Instruction: Look through the material below for "diagram". Copy every line that contains it.

Records for the task:
========================
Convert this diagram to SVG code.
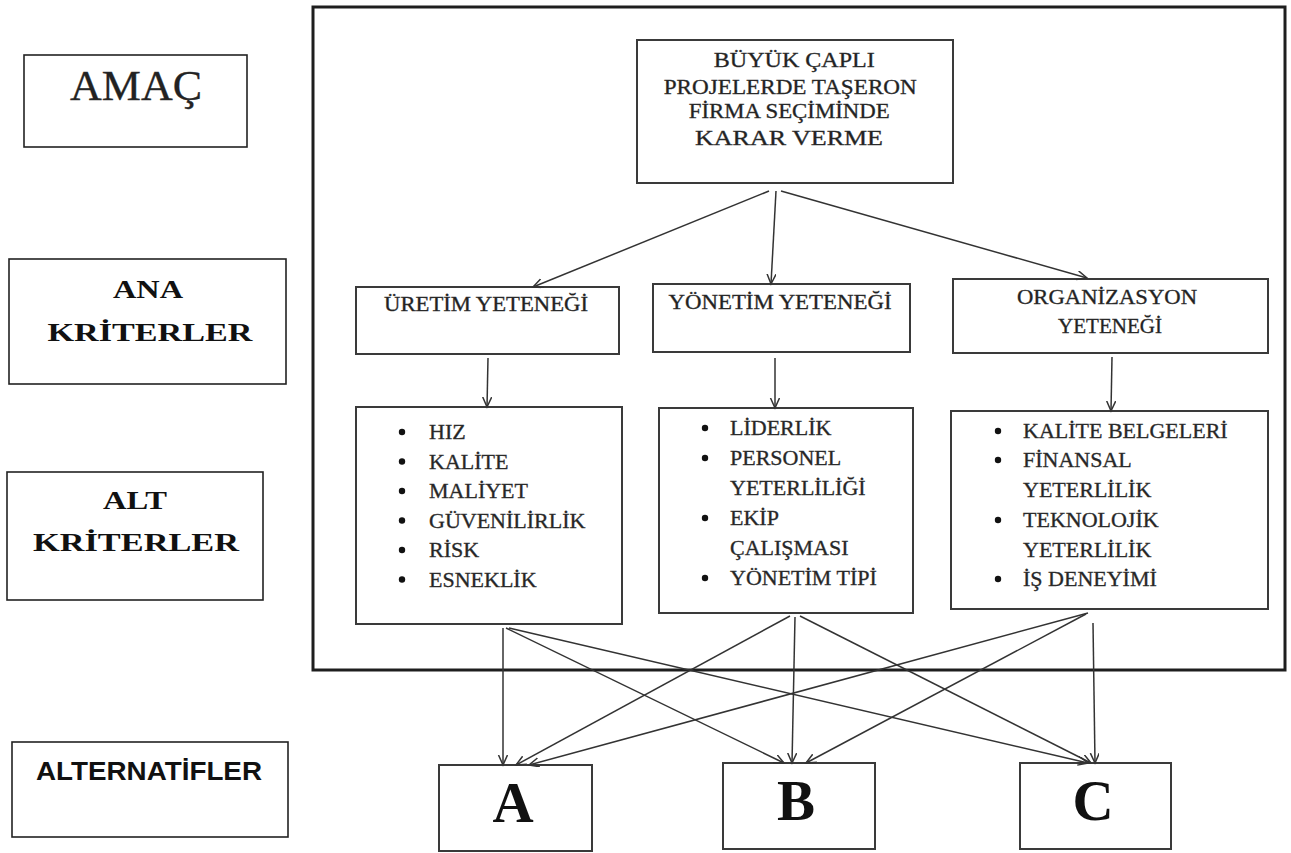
========================
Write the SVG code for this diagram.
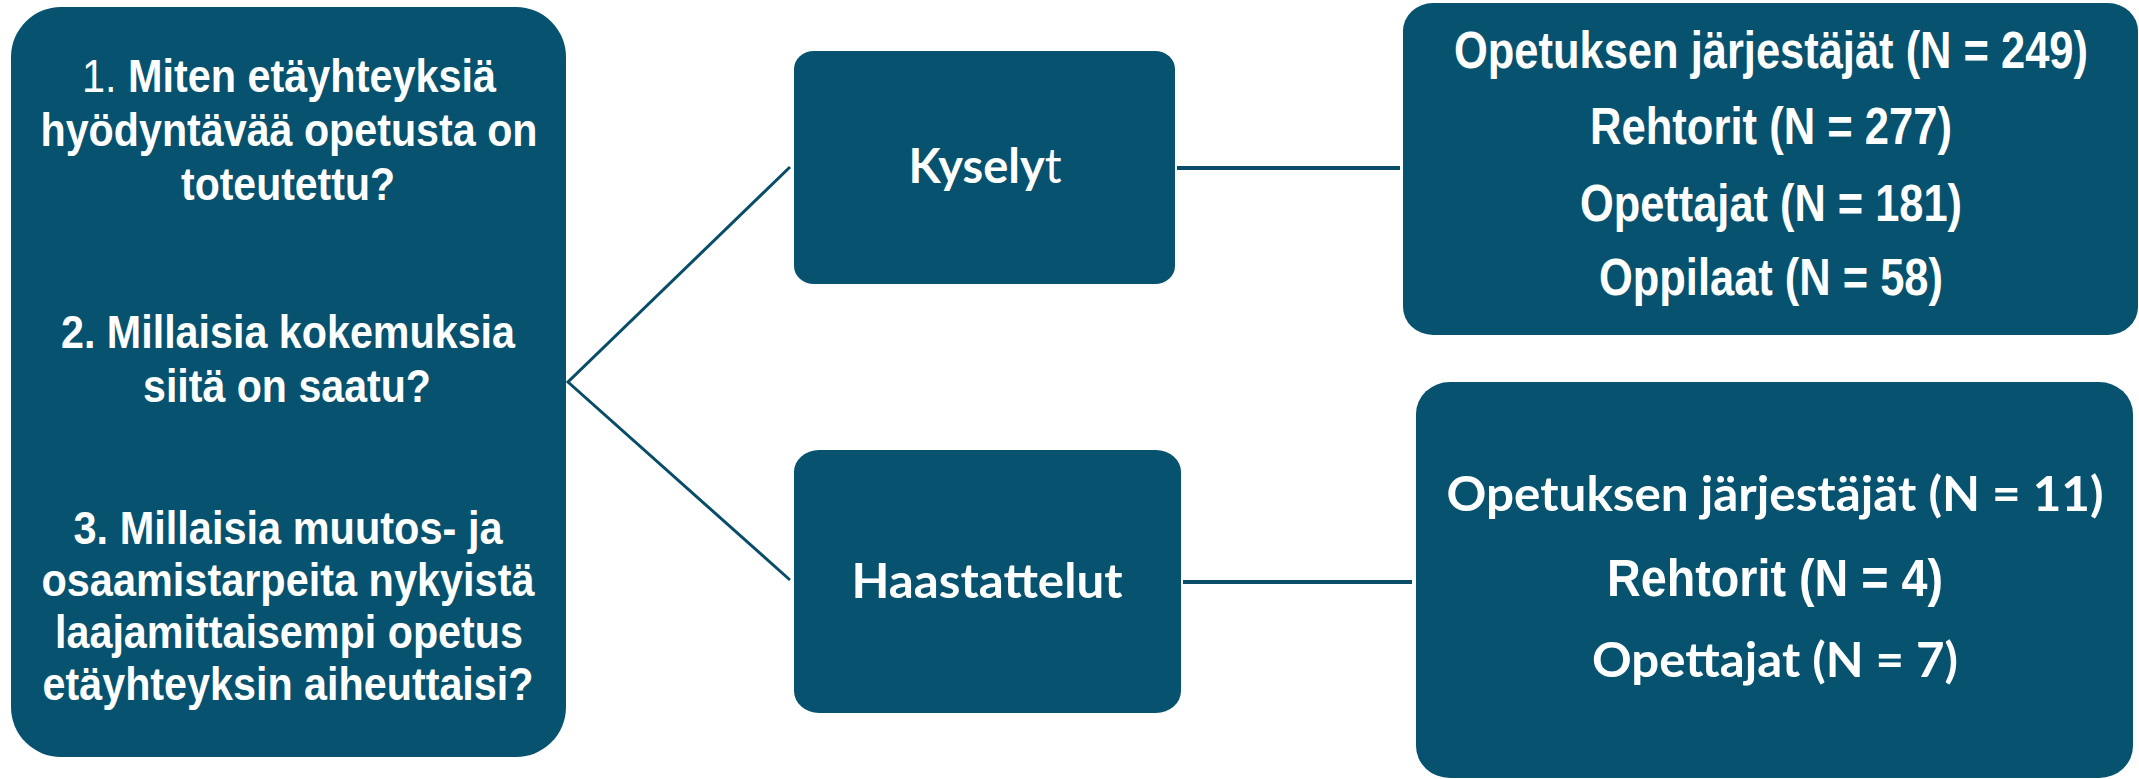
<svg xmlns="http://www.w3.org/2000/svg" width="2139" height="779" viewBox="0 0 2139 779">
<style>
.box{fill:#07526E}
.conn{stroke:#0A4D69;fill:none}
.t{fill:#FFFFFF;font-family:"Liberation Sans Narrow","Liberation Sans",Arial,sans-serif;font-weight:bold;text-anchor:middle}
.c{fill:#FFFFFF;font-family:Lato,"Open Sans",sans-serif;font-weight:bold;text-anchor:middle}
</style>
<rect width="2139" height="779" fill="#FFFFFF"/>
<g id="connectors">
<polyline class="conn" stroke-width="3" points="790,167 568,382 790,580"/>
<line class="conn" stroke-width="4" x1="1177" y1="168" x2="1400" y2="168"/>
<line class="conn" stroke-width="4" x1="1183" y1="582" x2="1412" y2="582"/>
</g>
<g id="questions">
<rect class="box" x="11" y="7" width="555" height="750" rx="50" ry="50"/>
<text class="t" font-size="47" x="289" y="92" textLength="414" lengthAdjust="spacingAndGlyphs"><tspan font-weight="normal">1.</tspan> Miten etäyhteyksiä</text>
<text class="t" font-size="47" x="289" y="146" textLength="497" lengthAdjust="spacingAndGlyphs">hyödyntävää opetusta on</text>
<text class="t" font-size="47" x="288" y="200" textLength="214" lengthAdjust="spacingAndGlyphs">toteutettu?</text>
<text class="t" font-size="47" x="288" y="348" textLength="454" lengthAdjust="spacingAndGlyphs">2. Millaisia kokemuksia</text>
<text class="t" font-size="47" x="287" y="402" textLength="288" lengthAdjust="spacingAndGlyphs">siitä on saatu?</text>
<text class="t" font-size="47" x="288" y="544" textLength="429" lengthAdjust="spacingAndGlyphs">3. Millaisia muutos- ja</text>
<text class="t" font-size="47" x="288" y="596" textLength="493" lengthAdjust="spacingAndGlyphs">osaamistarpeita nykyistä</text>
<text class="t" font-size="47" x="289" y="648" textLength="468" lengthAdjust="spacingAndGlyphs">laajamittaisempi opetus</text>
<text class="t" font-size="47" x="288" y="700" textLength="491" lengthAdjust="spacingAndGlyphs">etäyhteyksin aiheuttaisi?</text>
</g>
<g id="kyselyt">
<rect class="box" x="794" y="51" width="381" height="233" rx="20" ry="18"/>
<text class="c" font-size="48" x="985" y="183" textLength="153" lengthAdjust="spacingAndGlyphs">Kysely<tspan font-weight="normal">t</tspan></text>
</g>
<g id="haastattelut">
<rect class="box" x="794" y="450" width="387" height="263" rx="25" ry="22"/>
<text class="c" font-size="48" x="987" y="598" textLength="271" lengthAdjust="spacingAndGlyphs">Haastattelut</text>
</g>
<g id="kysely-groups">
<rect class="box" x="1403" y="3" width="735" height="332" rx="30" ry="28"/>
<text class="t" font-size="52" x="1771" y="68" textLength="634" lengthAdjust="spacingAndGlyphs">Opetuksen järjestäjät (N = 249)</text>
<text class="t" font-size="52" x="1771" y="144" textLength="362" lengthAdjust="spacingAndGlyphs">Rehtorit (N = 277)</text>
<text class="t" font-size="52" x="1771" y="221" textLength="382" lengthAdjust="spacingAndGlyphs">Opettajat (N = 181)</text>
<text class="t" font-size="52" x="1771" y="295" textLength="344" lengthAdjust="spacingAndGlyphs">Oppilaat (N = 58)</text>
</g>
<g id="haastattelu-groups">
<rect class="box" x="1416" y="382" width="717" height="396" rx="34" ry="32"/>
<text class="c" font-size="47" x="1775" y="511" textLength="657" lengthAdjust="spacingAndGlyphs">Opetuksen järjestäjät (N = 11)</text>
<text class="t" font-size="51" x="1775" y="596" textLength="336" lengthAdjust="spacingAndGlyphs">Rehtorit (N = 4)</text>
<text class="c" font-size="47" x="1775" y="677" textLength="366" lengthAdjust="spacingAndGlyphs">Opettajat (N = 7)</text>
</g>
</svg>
========================
Answer below:
Convert this diagram to SVG code.
Write the SVG code for this diagram.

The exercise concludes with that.